* [Data segment]
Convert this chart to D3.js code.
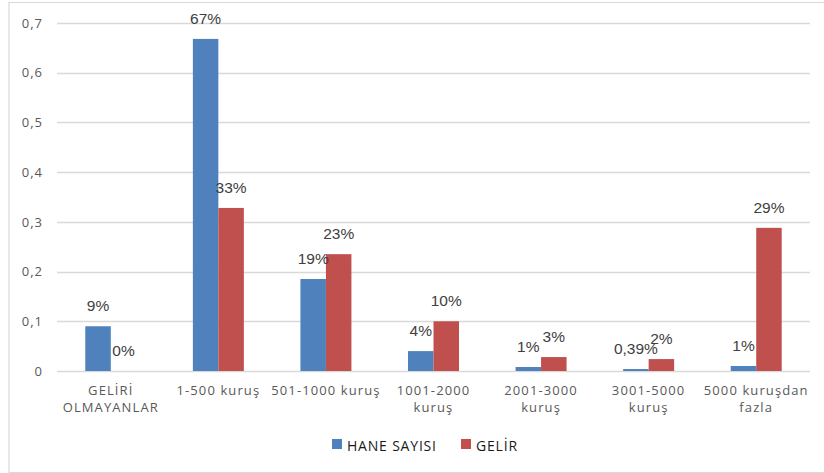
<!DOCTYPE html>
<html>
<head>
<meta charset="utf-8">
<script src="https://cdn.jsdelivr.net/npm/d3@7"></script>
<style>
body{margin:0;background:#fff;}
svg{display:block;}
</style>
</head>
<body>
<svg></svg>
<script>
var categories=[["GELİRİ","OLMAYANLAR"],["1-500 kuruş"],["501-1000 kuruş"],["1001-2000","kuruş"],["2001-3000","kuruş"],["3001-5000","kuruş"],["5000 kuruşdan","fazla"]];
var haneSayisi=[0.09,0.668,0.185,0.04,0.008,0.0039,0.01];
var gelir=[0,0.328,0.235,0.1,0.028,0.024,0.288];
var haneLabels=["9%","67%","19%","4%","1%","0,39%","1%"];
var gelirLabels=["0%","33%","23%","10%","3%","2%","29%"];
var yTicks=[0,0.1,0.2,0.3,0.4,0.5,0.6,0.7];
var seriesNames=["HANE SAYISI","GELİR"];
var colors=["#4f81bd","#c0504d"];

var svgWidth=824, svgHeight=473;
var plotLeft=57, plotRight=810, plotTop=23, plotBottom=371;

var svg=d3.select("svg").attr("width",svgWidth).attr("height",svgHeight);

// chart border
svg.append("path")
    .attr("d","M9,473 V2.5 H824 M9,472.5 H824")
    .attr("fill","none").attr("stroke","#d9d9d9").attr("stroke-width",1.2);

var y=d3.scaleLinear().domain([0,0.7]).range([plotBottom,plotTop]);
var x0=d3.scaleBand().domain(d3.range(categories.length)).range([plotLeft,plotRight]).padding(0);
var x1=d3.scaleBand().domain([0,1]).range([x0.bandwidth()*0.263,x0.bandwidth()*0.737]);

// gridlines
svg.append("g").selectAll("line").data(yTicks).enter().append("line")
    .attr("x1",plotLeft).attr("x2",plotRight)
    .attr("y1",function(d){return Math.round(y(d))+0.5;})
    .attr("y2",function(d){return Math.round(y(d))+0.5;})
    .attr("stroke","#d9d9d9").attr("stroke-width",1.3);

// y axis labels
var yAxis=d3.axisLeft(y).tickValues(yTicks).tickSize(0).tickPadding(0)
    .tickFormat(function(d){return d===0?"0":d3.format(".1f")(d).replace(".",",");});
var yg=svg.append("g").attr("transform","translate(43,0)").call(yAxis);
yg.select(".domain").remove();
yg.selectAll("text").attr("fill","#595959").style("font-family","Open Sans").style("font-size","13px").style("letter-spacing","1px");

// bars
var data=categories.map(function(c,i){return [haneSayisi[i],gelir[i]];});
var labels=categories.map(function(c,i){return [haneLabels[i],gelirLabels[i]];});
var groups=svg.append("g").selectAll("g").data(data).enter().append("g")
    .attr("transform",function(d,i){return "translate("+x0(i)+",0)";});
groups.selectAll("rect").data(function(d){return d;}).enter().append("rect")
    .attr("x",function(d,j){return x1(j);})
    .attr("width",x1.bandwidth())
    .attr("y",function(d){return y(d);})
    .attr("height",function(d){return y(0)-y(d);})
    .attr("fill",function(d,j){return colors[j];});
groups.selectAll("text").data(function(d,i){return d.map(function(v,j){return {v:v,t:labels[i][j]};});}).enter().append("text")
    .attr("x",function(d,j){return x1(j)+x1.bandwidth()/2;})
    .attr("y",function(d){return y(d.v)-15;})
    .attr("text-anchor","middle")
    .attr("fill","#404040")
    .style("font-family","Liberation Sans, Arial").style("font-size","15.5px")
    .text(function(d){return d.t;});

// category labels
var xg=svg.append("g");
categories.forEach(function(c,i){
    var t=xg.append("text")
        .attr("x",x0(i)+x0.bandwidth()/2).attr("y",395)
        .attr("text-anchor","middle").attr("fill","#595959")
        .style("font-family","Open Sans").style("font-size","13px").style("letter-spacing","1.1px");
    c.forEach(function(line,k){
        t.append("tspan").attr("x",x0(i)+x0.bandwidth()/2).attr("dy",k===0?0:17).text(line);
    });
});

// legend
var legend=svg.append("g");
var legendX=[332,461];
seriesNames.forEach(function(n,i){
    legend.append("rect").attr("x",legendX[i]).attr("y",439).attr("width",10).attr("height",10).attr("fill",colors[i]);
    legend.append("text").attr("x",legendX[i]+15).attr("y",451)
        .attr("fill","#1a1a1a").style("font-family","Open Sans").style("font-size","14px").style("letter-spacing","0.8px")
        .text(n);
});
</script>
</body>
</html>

* [What is required] Search the lines above for the string "chart" and copy each line that has it.

* [Full output]
Convert this chart to D3.js code.
// chart border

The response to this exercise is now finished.